Code that draws figures:
%%
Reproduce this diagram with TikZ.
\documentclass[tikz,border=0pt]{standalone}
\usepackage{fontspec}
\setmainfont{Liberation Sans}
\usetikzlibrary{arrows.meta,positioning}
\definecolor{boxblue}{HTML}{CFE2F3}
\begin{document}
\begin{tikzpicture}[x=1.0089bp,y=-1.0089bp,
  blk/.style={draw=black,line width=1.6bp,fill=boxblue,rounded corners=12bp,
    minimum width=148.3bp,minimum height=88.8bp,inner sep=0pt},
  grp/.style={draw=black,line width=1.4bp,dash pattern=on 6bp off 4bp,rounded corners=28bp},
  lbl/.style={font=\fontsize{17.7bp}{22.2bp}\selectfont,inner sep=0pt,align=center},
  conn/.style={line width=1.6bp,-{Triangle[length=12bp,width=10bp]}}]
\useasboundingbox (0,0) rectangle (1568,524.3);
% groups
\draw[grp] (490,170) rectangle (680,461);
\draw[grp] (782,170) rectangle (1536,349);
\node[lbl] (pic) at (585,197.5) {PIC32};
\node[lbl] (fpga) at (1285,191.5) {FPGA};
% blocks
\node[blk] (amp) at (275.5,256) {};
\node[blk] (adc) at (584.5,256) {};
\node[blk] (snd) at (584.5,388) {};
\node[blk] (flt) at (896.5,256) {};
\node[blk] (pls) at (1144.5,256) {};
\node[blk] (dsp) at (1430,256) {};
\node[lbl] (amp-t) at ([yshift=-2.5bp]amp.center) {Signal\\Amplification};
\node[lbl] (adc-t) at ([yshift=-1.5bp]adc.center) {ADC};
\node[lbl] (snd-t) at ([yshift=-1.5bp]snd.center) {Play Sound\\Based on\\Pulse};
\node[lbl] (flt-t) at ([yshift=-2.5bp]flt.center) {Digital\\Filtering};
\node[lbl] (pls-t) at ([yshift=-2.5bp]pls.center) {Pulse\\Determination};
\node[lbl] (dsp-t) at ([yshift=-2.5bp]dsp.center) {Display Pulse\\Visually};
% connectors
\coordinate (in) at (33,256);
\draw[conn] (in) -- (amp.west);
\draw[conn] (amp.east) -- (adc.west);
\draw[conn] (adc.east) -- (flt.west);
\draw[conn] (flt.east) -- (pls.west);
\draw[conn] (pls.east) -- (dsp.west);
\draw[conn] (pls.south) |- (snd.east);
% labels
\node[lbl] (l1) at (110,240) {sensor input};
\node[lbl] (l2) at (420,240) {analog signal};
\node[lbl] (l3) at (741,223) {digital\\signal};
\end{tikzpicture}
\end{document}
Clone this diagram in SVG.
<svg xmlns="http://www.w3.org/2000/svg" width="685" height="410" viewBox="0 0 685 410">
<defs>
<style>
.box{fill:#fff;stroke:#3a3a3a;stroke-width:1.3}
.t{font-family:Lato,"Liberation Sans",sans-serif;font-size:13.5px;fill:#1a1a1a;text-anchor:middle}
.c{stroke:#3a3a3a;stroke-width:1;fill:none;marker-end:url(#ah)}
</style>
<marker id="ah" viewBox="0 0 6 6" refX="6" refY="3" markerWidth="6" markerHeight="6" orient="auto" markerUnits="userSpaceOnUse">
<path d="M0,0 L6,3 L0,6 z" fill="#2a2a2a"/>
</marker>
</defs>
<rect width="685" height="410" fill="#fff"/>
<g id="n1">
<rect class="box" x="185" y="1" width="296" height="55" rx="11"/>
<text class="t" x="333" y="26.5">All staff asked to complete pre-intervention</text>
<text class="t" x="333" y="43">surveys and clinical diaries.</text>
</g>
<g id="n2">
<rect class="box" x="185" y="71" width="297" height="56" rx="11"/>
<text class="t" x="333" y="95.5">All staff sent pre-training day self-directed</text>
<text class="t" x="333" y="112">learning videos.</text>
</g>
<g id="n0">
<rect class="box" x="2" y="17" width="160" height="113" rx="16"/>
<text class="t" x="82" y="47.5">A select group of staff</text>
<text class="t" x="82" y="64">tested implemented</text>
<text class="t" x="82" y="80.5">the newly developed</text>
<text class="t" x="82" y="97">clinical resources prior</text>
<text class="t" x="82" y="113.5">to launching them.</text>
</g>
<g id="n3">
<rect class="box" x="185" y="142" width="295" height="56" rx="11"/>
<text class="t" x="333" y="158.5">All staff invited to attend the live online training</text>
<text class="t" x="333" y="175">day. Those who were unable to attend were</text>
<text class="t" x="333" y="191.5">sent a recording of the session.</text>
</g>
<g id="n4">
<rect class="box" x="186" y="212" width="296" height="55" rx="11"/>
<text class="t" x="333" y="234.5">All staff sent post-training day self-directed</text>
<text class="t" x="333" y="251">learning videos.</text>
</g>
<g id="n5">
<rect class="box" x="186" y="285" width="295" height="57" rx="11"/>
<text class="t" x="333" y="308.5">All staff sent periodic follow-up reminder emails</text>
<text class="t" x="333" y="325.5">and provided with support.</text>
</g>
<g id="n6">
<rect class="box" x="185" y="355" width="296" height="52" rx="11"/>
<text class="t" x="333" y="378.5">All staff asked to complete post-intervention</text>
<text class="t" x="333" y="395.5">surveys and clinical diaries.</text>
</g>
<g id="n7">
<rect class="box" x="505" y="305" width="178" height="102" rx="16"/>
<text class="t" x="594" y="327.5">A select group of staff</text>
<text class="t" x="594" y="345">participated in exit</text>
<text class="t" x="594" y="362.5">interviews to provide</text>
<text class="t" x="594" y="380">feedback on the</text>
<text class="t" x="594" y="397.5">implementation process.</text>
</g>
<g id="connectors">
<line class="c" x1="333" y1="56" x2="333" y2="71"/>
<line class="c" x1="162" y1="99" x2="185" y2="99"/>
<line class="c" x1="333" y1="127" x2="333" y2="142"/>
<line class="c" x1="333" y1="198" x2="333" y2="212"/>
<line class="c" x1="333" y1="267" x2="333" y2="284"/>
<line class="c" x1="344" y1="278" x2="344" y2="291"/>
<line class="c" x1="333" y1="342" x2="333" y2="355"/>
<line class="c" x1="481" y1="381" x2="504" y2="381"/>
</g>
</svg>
%%
* **Work to be completed**:
Transcribe all of the material exactly. Omit nothing.

* **Written response**:
Reproduce this diagram with TikZ.
\documentclass[tikz,border=0pt]{standalone}
\usepackage{fontspec}
\setmainfont{Liberation Sans}
\usetikzlibrary{arrows.meta,positioning}
\definecolor{boxblue}{HTML}{CFE2F3}
\begin{document}
\begin{tikzpicture}[x=1.0089bp,y=-1.0089bp,
  blk/.style={draw=black,line width=1.6bp,fill=boxblue,rounded corners=12bp,
    minimum width=148.3bp,minimum height=88.8bp,inner sep=0pt},
  grp/.style={draw=black,line width=1.4bp,dash pattern=on 6bp off 4bp,rounded corners=28bp},
  lbl/.style={font=\fontsize{17.7bp}{22.2bp}\selectfont,inner sep=0pt,align=center},
  conn/.style={line width=1.6bp,-{Triangle[length=12bp,width=10bp]}}]
\useasboundingbox (0,0) rectangle (1568,524.3);
% groups
\draw[grp] (490,170) rectangle (680,461);
\draw[grp] (782,170) rectangle (1536,349);
\node[lbl] (pic) at (585,197.5) {PIC32};
\node[lbl] (fpga) at (1285,191.5) {FPGA};
% blocks
\node[blk] (amp) at (275.5,256) {};
\node[blk] (adc) at (584.5,256) {};
\node[blk] (snd) at (584.5,388) {};
\node[blk] (flt) at (896.5,256) {};
\node[blk] (pls) at (1144.5,256) {};
\node[blk] (dsp) at (1430,256) {};
\node[lbl] (amp-t) at ([yshift=-2.5bp]amp.center) {Signal\\Amplification};
\node[lbl] (adc-t) at ([yshift=-1.5bp]adc.center) {ADC};
\node[lbl] (snd-t) at ([yshift=-1.5bp]snd.center) {Play Sound\\Based on\\Pulse};
\node[lbl] (flt-t) at ([yshift=-2.5bp]flt.center) {Digital\\Filtering};
\node[lbl] (pls-t) at ([yshift=-2.5bp]pls.center) {Pulse\\Determination};
\node[lbl] (dsp-t) at ([yshift=-2.5bp]dsp.center) {Display Pulse\\Visually};
% connectors
\coordinate (in) at (33,256);
\draw[conn] (in) -- (amp.west);
\draw[conn] (amp.east) -- (adc.west);
\draw[conn] (adc.east) -- (flt.west);
\draw[conn] (flt.east) -- (pls.west);
\draw[conn] (pls.east) -- (dsp.west);
\draw[conn] (pls.south) |- (snd.east);
% labels
\node[lbl] (l1) at (110,240) {sensor input};
\node[lbl] (l2) at (420,240) {analog signal};
\node[lbl] (l3) at (741,223) {digital\\signal};
\end{tikzpicture}
\end{document}
Clone this diagram in SVG.
<svg xmlns="http://www.w3.org/2000/svg" width="685" height="410" viewBox="0 0 685 410">
<defs>
<style>
.box{fill:#fff;stroke:#3a3a3a;stroke-width:1.3}
.t{font-family:Lato,"Liberation Sans",sans-serif;font-size:13.5px;fill:#1a1a1a;text-anchor:middle}
.c{stroke:#3a3a3a;stroke-width:1;fill:none;marker-end:url(#ah)}
</style>
<marker id="ah" viewBox="0 0 6 6" refX="6" refY="3" markerWidth="6" markerHeight="6" orient="auto" markerUnits="userSpaceOnUse">
<path d="M0,0 L6,3 L0,6 z" fill="#2a2a2a"/>
</marker>
</defs>
<rect width="685" height="410" fill="#fff"/>
<g id="n1">
<rect class="box" x="185" y="1" width="296" height="55" rx="11"/>
<text class="t" x="333" y="26.5">All staff asked to complete pre-intervention</text>
<text class="t" x="333" y="43">surveys and clinical diaries.</text>
</g>
<g id="n2">
<rect class="box" x="185" y="71" width="297" height="56" rx="11"/>
<text class="t" x="333" y="95.5">All staff sent pre-training day self-directed</text>
<text class="t" x="333" y="112">learning videos.</text>
</g>
<g id="n0">
<rect class="box" x="2" y="17" width="160" height="113" rx="16"/>
<text class="t" x="82" y="47.5">A select group of staff</text>
<text class="t" x="82" y="64">tested implemented</text>
<text class="t" x="82" y="80.5">the newly developed</text>
<text class="t" x="82" y="97">clinical resources prior</text>
<text class="t" x="82" y="113.5">to launching them.</text>
</g>
<g id="n3">
<rect class="box" x="185" y="142" width="295" height="56" rx="11"/>
<text class="t" x="333" y="158.5">All staff invited to attend the live online training</text>
<text class="t" x="333" y="175">day. Those who were unable to attend were</text>
<text class="t" x="333" y="191.5">sent a recording of the session.</text>
</g>
<g id="n4">
<rect class="box" x="186" y="212" width="296" height="55" rx="11"/>
<text class="t" x="333" y="234.5">All staff sent post-training day self-directed</text>
<text class="t" x="333" y="251">learning videos.</text>
</g>
<g id="n5">
<rect class="box" x="186" y="285" width="295" height="57" rx="11"/>
<text class="t" x="333" y="308.5">All staff sent periodic follow-up reminder emails</text>
<text class="t" x="333" y="325.5">and provided with support.</text>
</g>
<g id="n6">
<rect class="box" x="185" y="355" width="296" height="52" rx="11"/>
<text class="t" x="333" y="378.5">All staff asked to complete post-intervention</text>
<text class="t" x="333" y="395.5">surveys and clinical diaries.</text>
</g>
<g id="n7">
<rect class="box" x="505" y="305" width="178" height="102" rx="16"/>
<text class="t" x="594" y="327.5">A select group of staff</text>
<text class="t" x="594" y="345">participated in exit</text>
<text class="t" x="594" y="362.5">interviews to provide</text>
<text class="t" x="594" y="380">feedback on the</text>
<text class="t" x="594" y="397.5">implementation process.</text>
</g>
<g id="connectors">
<line class="c" x1="333" y1="56" x2="333" y2="71"/>
<line class="c" x1="162" y1="99" x2="185" y2="99"/>
<line class="c" x1="333" y1="127" x2="333" y2="142"/>
<line class="c" x1="333" y1="198" x2="333" y2="212"/>
<line class="c" x1="333" y1="267" x2="333" y2="284"/>
<line class="c" x1="344" y1="278" x2="344" y2="291"/>
<line class="c" x1="333" y1="342" x2="333" y2="355"/>
<line class="c" x1="481" y1="381" x2="504" y2="381"/>
</g>
</svg>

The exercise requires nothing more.